GOAL OF THE EXERCISE
Set down the material exactly as given, please, from its first line through the line that includes "155.9, 156.1, 156.6]".

DATA
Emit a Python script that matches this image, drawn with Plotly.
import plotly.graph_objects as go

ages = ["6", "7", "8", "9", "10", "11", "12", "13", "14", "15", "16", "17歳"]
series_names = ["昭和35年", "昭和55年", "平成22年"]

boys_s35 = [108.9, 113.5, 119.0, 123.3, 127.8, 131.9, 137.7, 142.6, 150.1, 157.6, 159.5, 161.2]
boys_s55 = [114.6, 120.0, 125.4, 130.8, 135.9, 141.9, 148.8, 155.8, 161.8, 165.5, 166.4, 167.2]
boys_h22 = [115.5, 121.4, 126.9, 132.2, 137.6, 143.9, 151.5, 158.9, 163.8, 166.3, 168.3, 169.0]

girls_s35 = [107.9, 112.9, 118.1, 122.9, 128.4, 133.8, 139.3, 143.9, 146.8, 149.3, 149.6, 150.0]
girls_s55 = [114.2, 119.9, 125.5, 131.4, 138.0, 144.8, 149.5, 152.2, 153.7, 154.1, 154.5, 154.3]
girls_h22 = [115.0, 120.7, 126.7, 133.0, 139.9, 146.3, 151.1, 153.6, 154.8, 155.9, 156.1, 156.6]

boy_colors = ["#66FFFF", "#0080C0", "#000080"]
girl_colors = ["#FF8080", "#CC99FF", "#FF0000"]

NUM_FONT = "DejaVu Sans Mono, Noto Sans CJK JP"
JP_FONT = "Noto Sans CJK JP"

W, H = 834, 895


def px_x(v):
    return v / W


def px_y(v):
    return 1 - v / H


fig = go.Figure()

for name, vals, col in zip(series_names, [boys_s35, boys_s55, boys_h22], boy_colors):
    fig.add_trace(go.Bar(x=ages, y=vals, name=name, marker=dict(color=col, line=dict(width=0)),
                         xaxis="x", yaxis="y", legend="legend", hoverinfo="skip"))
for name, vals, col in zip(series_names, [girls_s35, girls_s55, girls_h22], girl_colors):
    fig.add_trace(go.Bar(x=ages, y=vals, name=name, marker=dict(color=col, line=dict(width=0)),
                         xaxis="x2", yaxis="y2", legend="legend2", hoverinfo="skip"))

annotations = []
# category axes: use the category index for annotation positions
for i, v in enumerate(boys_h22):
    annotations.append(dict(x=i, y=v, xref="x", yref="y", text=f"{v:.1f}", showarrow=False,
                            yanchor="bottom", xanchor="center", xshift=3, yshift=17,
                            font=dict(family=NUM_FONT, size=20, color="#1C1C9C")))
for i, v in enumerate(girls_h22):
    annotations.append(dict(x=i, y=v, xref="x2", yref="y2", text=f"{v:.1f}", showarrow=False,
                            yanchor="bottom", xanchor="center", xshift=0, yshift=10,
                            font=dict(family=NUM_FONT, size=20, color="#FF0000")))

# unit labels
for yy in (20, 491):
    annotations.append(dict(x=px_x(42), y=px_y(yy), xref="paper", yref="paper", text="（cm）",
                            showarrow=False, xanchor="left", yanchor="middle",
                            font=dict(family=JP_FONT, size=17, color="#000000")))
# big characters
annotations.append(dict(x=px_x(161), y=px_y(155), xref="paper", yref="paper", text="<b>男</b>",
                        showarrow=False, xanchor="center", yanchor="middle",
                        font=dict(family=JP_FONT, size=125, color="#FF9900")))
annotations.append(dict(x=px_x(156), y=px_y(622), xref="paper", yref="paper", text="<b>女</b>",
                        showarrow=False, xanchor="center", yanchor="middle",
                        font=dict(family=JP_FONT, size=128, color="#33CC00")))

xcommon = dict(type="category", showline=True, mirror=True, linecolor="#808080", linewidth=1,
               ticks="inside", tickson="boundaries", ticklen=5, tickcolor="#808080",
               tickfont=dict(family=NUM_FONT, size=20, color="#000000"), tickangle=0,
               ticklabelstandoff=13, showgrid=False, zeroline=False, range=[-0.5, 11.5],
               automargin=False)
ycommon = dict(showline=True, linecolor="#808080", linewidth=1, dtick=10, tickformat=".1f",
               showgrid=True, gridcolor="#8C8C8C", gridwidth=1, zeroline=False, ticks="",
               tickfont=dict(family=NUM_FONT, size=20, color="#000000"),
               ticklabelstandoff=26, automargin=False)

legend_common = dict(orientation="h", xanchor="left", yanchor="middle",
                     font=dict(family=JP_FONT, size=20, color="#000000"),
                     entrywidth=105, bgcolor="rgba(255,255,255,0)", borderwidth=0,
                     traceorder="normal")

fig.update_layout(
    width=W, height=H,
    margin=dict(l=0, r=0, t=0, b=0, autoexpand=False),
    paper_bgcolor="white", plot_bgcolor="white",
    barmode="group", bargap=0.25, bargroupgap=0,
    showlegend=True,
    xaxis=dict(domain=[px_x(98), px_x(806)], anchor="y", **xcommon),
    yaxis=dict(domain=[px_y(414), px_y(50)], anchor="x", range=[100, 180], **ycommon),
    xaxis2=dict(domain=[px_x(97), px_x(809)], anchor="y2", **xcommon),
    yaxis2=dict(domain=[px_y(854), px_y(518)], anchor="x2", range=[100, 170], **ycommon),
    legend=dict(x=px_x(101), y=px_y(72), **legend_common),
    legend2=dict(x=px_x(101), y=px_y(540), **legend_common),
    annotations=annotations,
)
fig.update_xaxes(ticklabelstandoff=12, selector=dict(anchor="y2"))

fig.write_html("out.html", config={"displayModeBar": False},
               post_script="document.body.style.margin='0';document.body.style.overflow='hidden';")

THE SOLUTION
Emit a Python script that matches this image, drawn with Plotly.
import plotly.graph_objects as go

ages = ["6", "7", "8", "9", "10", "11", "12", "13", "14", "15", "16", "17歳"]
series_names = ["昭和35年", "昭和55年", "平成22年"]

boys_s35 = [108.9, 113.5, 119.0, 123.3, 127.8, 131.9, 137.7, 142.6, 150.1, 157.6, 159.5, 161.2]
boys_s55 = [114.6, 120.0, 125.4, 130.8, 135.9, 141.9, 148.8, 155.8, 161.8, 165.5, 166.4, 167.2]
boys_h22 = [115.5, 121.4, 126.9, 132.2, 137.6, 143.9, 151.5, 158.9, 163.8, 166.3, 168.3, 169.0]

girls_s35 = [107.9, 112.9, 118.1, 122.9, 128.4, 133.8, 139.3, 143.9, 146.8, 149.3, 149.6, 150.0]
girls_s55 = [114.2, 119.9, 125.5, 131.4, 138.0, 144.8, 149.5, 152.2, 153.7, 154.1, 154.5, 154.3]
girls_h22 = [115.0, 120.7, 126.7, 133.0, 139.9, 146.3, 151.1, 153.6, 154.8, 155.9, 156.1, 156.6]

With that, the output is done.